As disappointing as this thought might be, it is a common observation in psychology, known as Maslow’s Hierarchy. To be happy, you need food. But once you get enough food, you naturally get unhappy again. So, to maintain your previous level of happiness, you need food and to be safe at night. However, you soon get used to that, so you get unhappy and, to maintain your same level of happiness, you need food and to be safe at night and have close friends. And so on and so forth until, basically, you find God. We just get content with where we are, no matter how awesome it is, get restless and unhappy, so we need to always be getting greater and greater results to maintain the same level of happiness. It’s the dopamine view of human nature.
This applies just as much in a professional context, although this is a fact that is widely ignored. Your clients will get used to your awesome work and thus, subtly, devalue it over time.
The solution is: surprises, surprises, and more surprises.
In other words, there is a more mundane solution, just get better and better at the work itself. You should do that anyway, and how to improve at the work itself is out of scope for this chapter.

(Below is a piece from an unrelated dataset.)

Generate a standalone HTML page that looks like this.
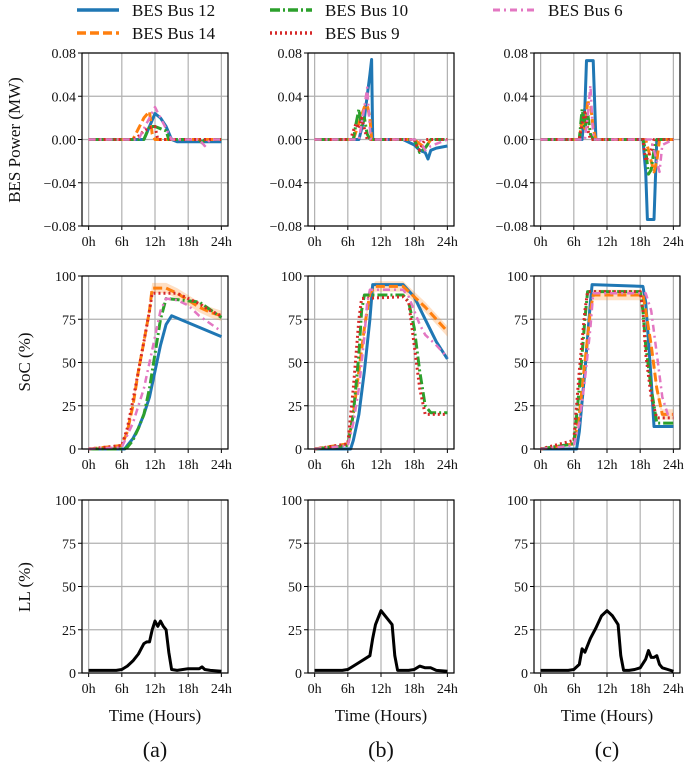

But even doing that alone isn’t enough. Even when the work is technically great, your emotions need to keep getting the ever-increasing dopamine highs.
And regularly giving unpredictable surprises is a great and semi-formulaic way to do so.
What if one day you just announce, “I couldn’t sleep, so last night, I created this new logo concept for you—even though we’re not looking for a new logo, I just have never liked our current one much, and here is an idea for a better one.”
What if another day you just announce, “I couldn’t sleep, so last night, I built out a concept for a completely new type of landing page. We were hoping to do this in 6 months, but I couldn’t stop myself last night!”
Put yourself in the shoes of the client who hears that: wouldn’t you think the person who did that would be worth his or her weight in gold?
The challenge with doing this is keeping it up on a long-term basis. But even doing so occasionally is much better than not doing so at all.